I hope that Mr. L.K. Advani reads this post. Now I understand how it is that there is public disdain for politicians in India. We follow the Westminster system of democracy. Change the names and numbers in this extract from an article in The Independent, and we can say the same things about many of our worthies in the government and in the opposition in our parliament.
“Politicians find themselves enveloped in public disapproval. One new MP told a colleague that the hardest part of the job was coping with the disdain of the public. A cabinet minister had remarked: “Out there, they think we are self-serving shits.” Why is this? And is it an unavoidable consequence of our system of parliamentary democracy?”
“Unfortunately, for some years now our political system has propelled a stream of incompetents into high office. Note what Chris Mullin, the former Labour MP, said of John Prescott in his recently published diaries when he was one of the great man’s junior ministers. “4 January 2000. The JP of the new millennium is unchanged. Still interfering in every pettifogging little decision.
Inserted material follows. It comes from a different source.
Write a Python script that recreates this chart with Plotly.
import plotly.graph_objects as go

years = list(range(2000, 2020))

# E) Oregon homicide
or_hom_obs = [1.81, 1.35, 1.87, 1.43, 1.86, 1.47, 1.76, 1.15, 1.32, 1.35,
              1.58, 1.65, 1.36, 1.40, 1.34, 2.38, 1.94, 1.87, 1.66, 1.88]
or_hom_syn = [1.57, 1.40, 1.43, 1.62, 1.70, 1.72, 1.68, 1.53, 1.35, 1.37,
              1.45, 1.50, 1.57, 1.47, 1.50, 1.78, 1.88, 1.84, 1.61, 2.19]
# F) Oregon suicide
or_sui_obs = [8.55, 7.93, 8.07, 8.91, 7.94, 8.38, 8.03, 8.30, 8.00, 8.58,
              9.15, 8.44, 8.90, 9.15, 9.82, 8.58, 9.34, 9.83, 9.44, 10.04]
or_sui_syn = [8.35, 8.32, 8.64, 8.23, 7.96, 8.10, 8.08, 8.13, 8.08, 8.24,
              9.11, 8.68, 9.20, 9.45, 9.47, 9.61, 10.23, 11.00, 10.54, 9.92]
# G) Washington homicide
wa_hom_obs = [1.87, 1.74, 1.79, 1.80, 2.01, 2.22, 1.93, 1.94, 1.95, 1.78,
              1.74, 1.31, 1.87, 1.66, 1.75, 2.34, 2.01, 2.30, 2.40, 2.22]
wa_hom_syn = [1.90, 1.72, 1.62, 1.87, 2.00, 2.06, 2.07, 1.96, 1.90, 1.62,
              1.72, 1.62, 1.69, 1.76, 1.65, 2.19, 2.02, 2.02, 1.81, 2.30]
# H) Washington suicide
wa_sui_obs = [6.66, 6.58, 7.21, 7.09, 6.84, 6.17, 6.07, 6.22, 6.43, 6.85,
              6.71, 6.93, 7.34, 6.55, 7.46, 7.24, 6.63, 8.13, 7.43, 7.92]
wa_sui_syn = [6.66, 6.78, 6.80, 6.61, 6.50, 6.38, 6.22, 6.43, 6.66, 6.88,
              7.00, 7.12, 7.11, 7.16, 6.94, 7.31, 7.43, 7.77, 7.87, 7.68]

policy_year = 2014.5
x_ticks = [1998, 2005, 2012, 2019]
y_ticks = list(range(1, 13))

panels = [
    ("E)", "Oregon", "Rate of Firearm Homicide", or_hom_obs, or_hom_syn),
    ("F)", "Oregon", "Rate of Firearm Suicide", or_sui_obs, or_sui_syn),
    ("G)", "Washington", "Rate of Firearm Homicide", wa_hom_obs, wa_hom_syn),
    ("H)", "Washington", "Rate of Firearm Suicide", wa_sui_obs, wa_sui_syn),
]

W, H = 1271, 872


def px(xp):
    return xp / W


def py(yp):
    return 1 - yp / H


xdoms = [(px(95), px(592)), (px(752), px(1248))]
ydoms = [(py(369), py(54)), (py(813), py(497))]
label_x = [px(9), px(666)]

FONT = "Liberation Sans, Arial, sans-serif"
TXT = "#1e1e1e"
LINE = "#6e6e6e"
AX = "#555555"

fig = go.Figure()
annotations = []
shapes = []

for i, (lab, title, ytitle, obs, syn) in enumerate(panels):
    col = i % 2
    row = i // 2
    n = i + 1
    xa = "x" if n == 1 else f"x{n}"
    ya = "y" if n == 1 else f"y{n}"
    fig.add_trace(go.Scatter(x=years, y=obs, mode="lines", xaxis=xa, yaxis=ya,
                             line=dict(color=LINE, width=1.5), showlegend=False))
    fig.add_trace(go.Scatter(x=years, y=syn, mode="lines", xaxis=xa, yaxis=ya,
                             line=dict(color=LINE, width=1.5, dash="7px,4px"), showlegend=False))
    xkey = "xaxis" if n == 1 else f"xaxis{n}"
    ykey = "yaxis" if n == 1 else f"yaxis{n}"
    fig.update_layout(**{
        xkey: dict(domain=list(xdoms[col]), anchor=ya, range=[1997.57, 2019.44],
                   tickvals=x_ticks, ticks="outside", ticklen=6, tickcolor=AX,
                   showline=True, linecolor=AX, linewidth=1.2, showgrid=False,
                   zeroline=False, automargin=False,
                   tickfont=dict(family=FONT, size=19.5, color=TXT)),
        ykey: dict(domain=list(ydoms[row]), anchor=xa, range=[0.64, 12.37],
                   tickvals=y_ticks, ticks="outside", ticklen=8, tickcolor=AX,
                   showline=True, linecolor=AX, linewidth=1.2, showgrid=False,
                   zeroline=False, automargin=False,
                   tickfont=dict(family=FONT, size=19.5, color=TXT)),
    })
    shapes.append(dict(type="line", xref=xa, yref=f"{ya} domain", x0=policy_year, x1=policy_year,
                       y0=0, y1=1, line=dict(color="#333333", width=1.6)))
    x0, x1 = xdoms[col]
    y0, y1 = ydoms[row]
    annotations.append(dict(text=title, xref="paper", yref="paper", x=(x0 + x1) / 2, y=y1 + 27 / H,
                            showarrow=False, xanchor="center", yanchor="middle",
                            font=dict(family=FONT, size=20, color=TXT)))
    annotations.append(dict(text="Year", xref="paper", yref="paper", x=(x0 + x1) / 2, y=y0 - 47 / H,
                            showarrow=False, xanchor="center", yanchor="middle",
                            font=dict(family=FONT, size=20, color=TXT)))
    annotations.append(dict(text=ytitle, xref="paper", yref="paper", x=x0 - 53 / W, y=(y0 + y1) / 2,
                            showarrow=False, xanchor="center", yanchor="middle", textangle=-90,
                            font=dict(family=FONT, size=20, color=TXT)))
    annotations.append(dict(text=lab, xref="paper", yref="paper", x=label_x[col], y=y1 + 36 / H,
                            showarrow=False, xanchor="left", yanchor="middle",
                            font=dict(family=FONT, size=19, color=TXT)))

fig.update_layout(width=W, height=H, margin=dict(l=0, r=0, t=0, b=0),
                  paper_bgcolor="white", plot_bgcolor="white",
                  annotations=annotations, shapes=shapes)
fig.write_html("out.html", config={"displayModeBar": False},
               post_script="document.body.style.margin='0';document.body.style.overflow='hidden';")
Nothing too trivial to command his attention… except, of course, the big picture.”
“The primary reason for the poor quality of government ministers is that, in our system of government, they are selected exclusively from members of the majority party in Parliament, a small pool of just 300 or so people who have mastered political marketing and self-promotion – and not much else. As a result, only rarely will the secretaries of state have the attributes required for running their departments, which are complex organisations. Mr Cable was an economist before entering politics. Mr Cameron worked in the Conservative Party’s research department and then in public relations. Mr Clegg was a European civil servant.
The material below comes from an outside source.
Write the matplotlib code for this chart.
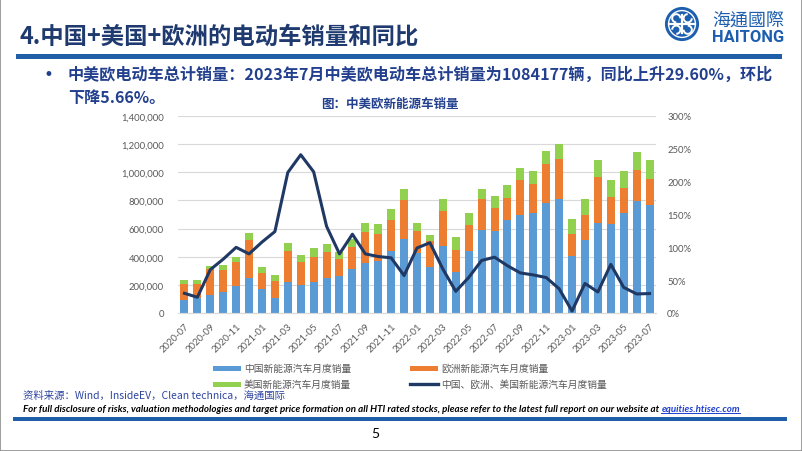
import matplotlib
matplotlib.use('Agg')
import matplotlib.pyplot as plt
from matplotlib.patches import Rectangle, Circle, Arc
from matplotlib.lines import Line2D
from matplotlib.ticker import FuncFormatter, MultipleLocator
import numpy as np

plt.rcParams['font.family'] = ['Lato', 'Noto Sans CJK SC', 'DejaVu Sans']

W, H = 802, 452

months = ['2020-07', '2020-08', '2020-09', '2020-10', '2020-11', '2020-12',
          '2021-01', '2021-02', '2021-03', '2021-04', '2021-05', '2021-06',
          '2021-07', '2021-08', '2021-09', '2021-10', '2021-11', '2021-12',
          '2022-01', '2022-02', '2022-03', '2022-04', '2022-05', '2022-06',
          '2022-07', '2022-08', '2022-09', '2022-10', '2022-11', '2022-12',
          '2023-01', '2023-02', '2023-03', '2023-04', '2023-05', '2023-06',
          '2023-07']
china_sales = [90000, 105000, 130000, 152000, 194000, 246000, 172000, 104000, 218000,
               199000, 218000, 246000, 265000, 312000, 352000, 371000, 442000, 525000,
               426000, 329000, 477000, 293000, 442000, 589000, 584000, 660000, 700000,
               709000, 782000, 809000, 404000, 520000, 643000, 631000, 709000, 799000,
               771000]
europe_sales = [115000, 100000, 181000, 153000, 170000, 274000, 112000, 120000, 224000,
                161000, 177000, 189000, 118000, 158000, 225000, 189000, 218000, 279000,
                156000, 184000, 249000, 154000, 182000, 220000, 161000, 156000, 245000,
                211000, 280000, 283000, 156000, 175000, 324000, 194000, 178000, 220000,
                184000]
us_sales = [28000, 28000, 21000, 35000, 36000, 45000, 41000, 44000, 55000,
            51000, 64000, 54000, 47000, 55000, 61000, 71000, 82000, 80000,
            61000, 40000, 87000, 92000, 90000, 75000, 87000, 92000, 85000,
            87000, 92000, 107000, 107000, 118000, 120000, 120000, 125000, 125000,
            129000]
yoy_pct = [30, 24, 66, 82, 100, 90, 108, 124, 214, 241, 215, 132, 90, 120, 90, 86,
           84, 57, 99, 107, 67, 33, 54, 80, 85, 72, 61, 58, 54, 37, 3, 45, 32, 74,
           39, 29, 29.6]

legend_labels = ['中国新能源汽车月度销量', '欧洲新能源汽车月度销量',
                 '美国新能源汽车月度销量', '中国、欧洲、美国新能源汽车月度销量']

C_CN = '#5B9BD5'
C_EU = '#ED7D31'
C_US = '#92D050'
C_LINE = '#1F3864'
NAVY = '#1F3A6E'
TXT_BLUE = '#23408E'
BAR_BLUE = '#1F5FA8'
GRAY = '#595959'

fig = plt.figure(figsize=(W / 100, H / 100), dpi=100)

def fx(x):
    return x / W

def fy(y):
    return 1 - y / H

# outer frame
fig.add_artist(Rectangle((0, 0), 1, 1, transform=fig.transFigure, fill=False,
                         edgecolor='#8C8C8C', lw=1.2))

# header
title = fig.text(fx(20), fy(37), '4.中国+美国+欧洲的电动车销量和同比',
                 fontsize=17, fontweight='bold', color=NAVY, va='center', ha='left',
                 family=['Noto Sans CJK SC'])
fig.add_artist(Rectangle((fx(16), fy(59.5)), fx(766), 5 / H, transform=fig.transFigure,
                         color=BAR_BLUE, lw=0))

# logo
lax = fig.add_axes([fx(664), fy(44), fx(36), 38 / H])
lax.set_xlim(-1.1, 1.1)
lax.set_ylim(-1.1, 1.1)
lax.set_aspect('equal')
lax.axis('off')
lax.add_patch(Circle((0, 0), 1.0, color='#1D5FAE'))
lax.add_patch(Circle((0, 0), 0.82, fill=False, ec='white', lw=1.0))
lax.plot([-0.8, 0.8], [0.0, 0.0], color='white', lw=1.6)
lax.plot([0.0, 0.0], [-0.55, 0.55], color='white', lw=1.6)
for cx, cy, th in [(-0.35, 0.35, 0), (0.35, 0.35, 90), (0.35, -0.35, 180), (-0.35, -0.35, 270)]:
    lax.add_patch(Arc((cx, cy), 0.5, 0.5, theta1=th, theta2=th + 270, color='white', lw=1.4))
logo1 = fig.text(fx(712), fy(21), '海通國際', fontsize=14, color='#1D5FAE', va='center',
                 ha='left', family=['Noto Sans CJK TC'])
logo2 = fig.text(fx(712), fy(37), 'HAITONG', fontsize=12, color='#1D5FAE', va='center',
                 ha='left', fontweight='bold', family=['Roboto'])

# bullet
fig.text(fx(44), fy(75), '•', fontsize=12, color=TXT_BLUE, va='center', ha='left',
         family=['DejaVu Sans'])
b1 = fig.text(fx(68), fy(75),
              '中美欧电动车总计销量：2023年7月中美欧电动车总计销量为1084177辆，同比上升29.60%，环比',
              fontsize=12, fontweight='bold', color=TXT_BLUE, va='center', ha='left',
              family=['Noto Sans CJK SC'])
b2 = fig.text(fx(68), fy(98), '下降5.66%。', fontsize=12, fontweight='bold', color=TXT_BLUE,
              va='center', ha='left', family=['Noto Sans CJK SC'])
ctitle = fig.text(fx(390), fy(104), '图：中美欧新能源车销量', fontsize=9, fontweight='bold',
                  color=TXT_BLUE, va='center', ha='center', family=['Noto Sans CJK SC'])

# chart
ax = fig.add_axes([fx(178), fy(314), fx(656 - 178), (314 - 117) / H])
x = np.arange(len(months))
cn = np.array(china_sales)
eu = np.array(europe_sales)
us = np.array(us_sales)
bw = 0.62
ax.bar(x, cn, bw, color=C_CN, zorder=2)
ax.bar(x, eu, bw, bottom=cn, color=C_EU, zorder=2)
ax.bar(x, us, bw, bottom=cn + eu, color=C_US, zorder=2)
ax.set_xlim(-0.5, len(months) - 0.5)
ax.set_ylim(0, 1400000)
ax.yaxis.set_major_locator(MultipleLocator(200000))
ax.yaxis.set_major_formatter(FuncFormatter(lambda v, p: f'{int(v):,}'))
ax.grid(axis='y', color='#D9D9D9', lw=0.8, zorder=0)
ax.set_axisbelow(True)
for s in ['top', 'right', 'left']:
    ax.spines[s].set_visible(False)
ax.spines['bottom'].set_color('#D9D9D9')
ax.spines['bottom'].set_linewidth(0.8)
ax.tick_params(axis='y', length=0, pad=10, labelsize=6.8, labelcolor=GRAY)
ax.set_xticks(x[::2])
ax.set_xticklabels(months[::2], rotation=45, ha='right', rotation_mode='anchor')
ax.tick_params(axis='x', length=0, pad=6, labelsize=6.8, labelcolor=GRAY)

ax2 = ax.twinx()
ax2.plot(x, np.array(yoy_pct) / 100, color=C_LINE, lw=2.2, zorder=3)
ax2.set_ylim(0, 3)
ax2.yaxis.set_major_locator(MultipleLocator(0.5))
ax2.yaxis.set_major_formatter(FuncFormatter(lambda v, p: f'{v * 100:.0f}%'))
for s in ['top', 'right', 'left', 'bottom']:
    ax2.spines[s].set_visible(False)
ax2.tick_params(axis='y', length=0, pad=8, labelsize=6.8, labelcolor=GRAY)

# legend (manual, Excel-like two columns)
leg_pos = [(213, 369), (410, 369), (213, 385), (410, 385)]
leg_col = [C_CN, C_EU, C_US, C_LINE]
for i, ((lx, ly), lab, col) in enumerate(zip(leg_pos, legend_labels, leg_col)):
    if i < 3:
        fig.add_artist(Rectangle((fx(lx), fy(ly + 2.5)), fx(28), 5 / H,
                                 transform=fig.transFigure, color=col, lw=0))
    else:
        fig.add_artist(Line2D([fx(lx), fx(lx + 28)], [fy(ly), fy(ly)],
                              transform=fig.transFigure, color=col, lw=2.4))
    fig.text(fx(lx + 31), fy(ly), lab, fontsize=7, color=GRAY, va='center', ha='left',
             family=['Noto Sans CJK SC'])

# footer
fig.text(fx(23), fy(396), '资料来源：Wind，InsideEV，Clean technica，海通国际', fontsize=7.5,
         color='#2E45A0', va='center', ha='left', family=['Noto Sans CJK SC'])
disc = fig.text(fx(23), fy(410),
                'For full disclosure of risks, valuation methodologies and target price formation on all HTI rated stocks, please refer to the latest full report on our website at ',
                fontsize=7, fontweight='bold', style='italic', color='black', va='center',
                ha='left', family=['Lato'])
link = fig.text(fx(600), fy(410), 'equities.htisec.com', fontsize=7, fontweight='bold',
                style='italic', color='#1F3FD0', va='center', ha='left',
                family=['Lato'])
fig.add_artist(Rectangle((fx(13), fy(422)), fx(774), 4.5 / H, transform=fig.transFigure,
                         color=BAR_BLUE, lw=0))
fig.text(fx(375), fy(434), '5', fontsize=10, color='black', va='center', ha='center')

# fit text widths to the reference layout
fig.canvas.draw()
r = fig.canvas.get_renderer()

def fit(t, target):
    w = t.get_window_extent(r).width
    t.set_fontsize(t.get_fontsize() * target / w)

fit(title, 399)
fit(b1, 702)
b2.set_fontsize(b1.get_fontsize())
fit(ctitle, 138)
fit(logo1, 72)
fit(logo2, 72)
w1 = disc.get_window_extent(r).width
w2 = link.get_window_extent(r).width
scale = (748 - 23) / (w1 + w2)
disc.set_fontsize(disc.get_fontsize() * scale)
link.set_fontsize(link.get_fontsize() * scale)
fig.canvas.draw()
bb = disc.get_window_extent(r)
link.set_x(bb.x1 / W)
fig.canvas.draw()
lb = link.get_window_extent(r)
fig.add_artist(Line2D([lb.x0 / W, lb.x1 / W], [(lb.y0 + 1) / H, (lb.y0 + 1) / H],
                      transform=fig.transFigure, color='#1F3FD0', lw=0.7))

fig.savefig('out.png', dpi=100)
“Yet we, who complain so bitterly about the quality of our elected representatives, control the entrance gate into the Palace of Westminster. Every one of the 650 MPs we affect to despise must come before us and seek our support at successive general elections. We could, if we wished, insist that our candidates had done something worthwhile with their lives before being elected to Parliament.
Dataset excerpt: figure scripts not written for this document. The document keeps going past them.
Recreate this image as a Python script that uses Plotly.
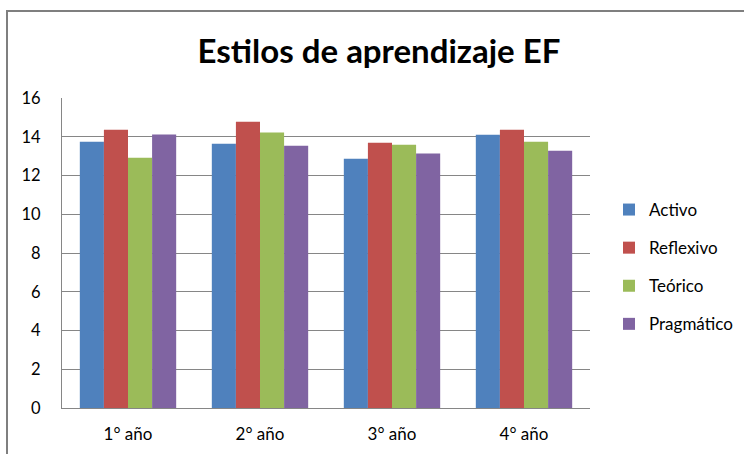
import plotly.graph_objects as go

categories = ["1° año", "2° año", "3° año", "4° año"]
activo = [13.74, 13.64, 12.87, 14.10]
reflexivo = [14.36, 14.77, 13.69, 14.36]
teorico = [12.92, 14.22, 13.59, 13.74]
pragmatico = [14.12, 13.54, 13.13, 13.28]
series_names = ["Activo", "Reflexivo", "Teórico", "Pragmático"]
colors = ["#4F81BD", "#C0504D", "#9BBB59", "#8064A2"]
y_ticks = [0, 2, 4, 6, 8, 10, 12, 14, 16]

FONT = "Lato"
fig = go.Figure()
for name, vals, col in zip(series_names, [activo, reflexivo, teorico, pragmatico], colors):
    fig.add_trace(go.Bar(x=categories, y=vals, name=name, marker_color=col,
                         marker_line_width=0, legendgroup=name))

fig.update_layout(
    width=744, height=454,
    margin=dict(l=62, r=154, t=98, b=46, autoexpand=False),
    paper_bgcolor="white", plot_bgcolor="white",
    barmode="group", bargap=0.27, bargroupgap=0,
    title=dict(text="<b>Estilos de aprendizaje EF</b>", x=379/744, xanchor="center",
               y=1 - 51/454, yanchor="middle",
               font=dict(family=FONT, size=33, color="black")),
    font=dict(family=FONT, size=16, color="black"),
    xaxis=dict(showline=True, linecolor="#868686", linewidth=1, ticks="",
               tickfont=dict(family=FONT, size=17), showgrid=False,
               ticklabelstandoff=11, automargin=False),
    yaxis=dict(range=[0, 16], tickvals=y_ticks, showgrid=True, gridcolor="#868686",
               gridwidth=1, showline=True, linecolor="#868686", linewidth=1,
               ticks="", tickfont=dict(family=FONT, size=16.5), zeroline=False,
               ticklabelstandoff=17, automargin=False),
    legend=dict(x=(609 - 62) / 528, xanchor="left", y=(408 - 267) / 310, yanchor="middle",
                font=dict(family=FONT, size=17), tracegroupgap=13, traceorder="grouped",
                bgcolor="rgba(0,0,0,0)"),
    shapes=[dict(type="rect", xref="paper", yref="paper",
                 x0=(7 - 62) / 528, x1=2.0, y0=-1.0, y1=1 + (98 - 11) / 310,
                 line=dict(color="#7F7F7F", width=2), fillcolor="rgba(0,0,0,0)", layer="below")],
)

fig.write_html("out.html", post_script="document.body.style.margin='0';",
               config={"displayModeBar": False})
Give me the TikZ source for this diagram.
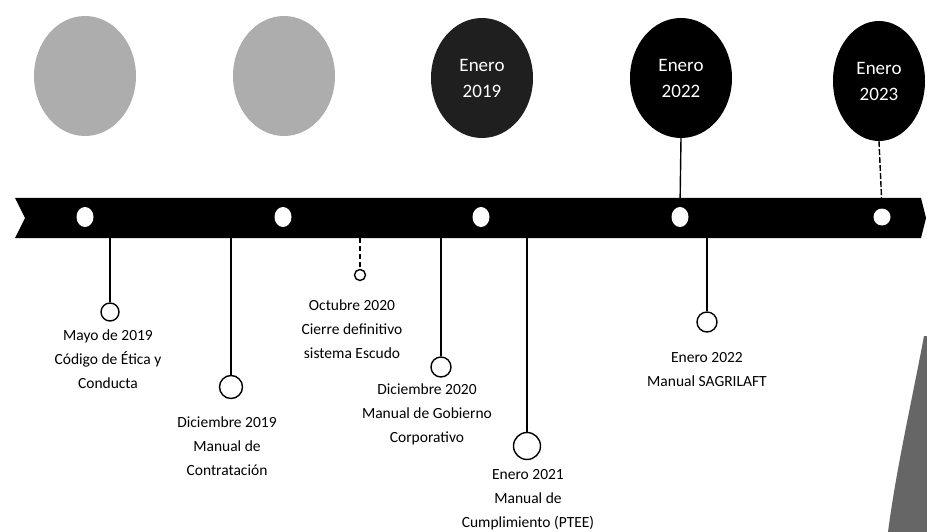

“I tried to follow this principle at the general election last May. I used local knowledge, I studied the candidates’ leaflets, I scrutinised their websites and I watched their videos with only one end in mind: to choose the person most likely to raise the quality of the House of Commons regardless of party. It wasn’t easy because the candidates revealed very little about themselves. But this is where the job of getting a better House of Commons and better governments has to start. Only then might we stop thinking of MPs as “self-serving shits”.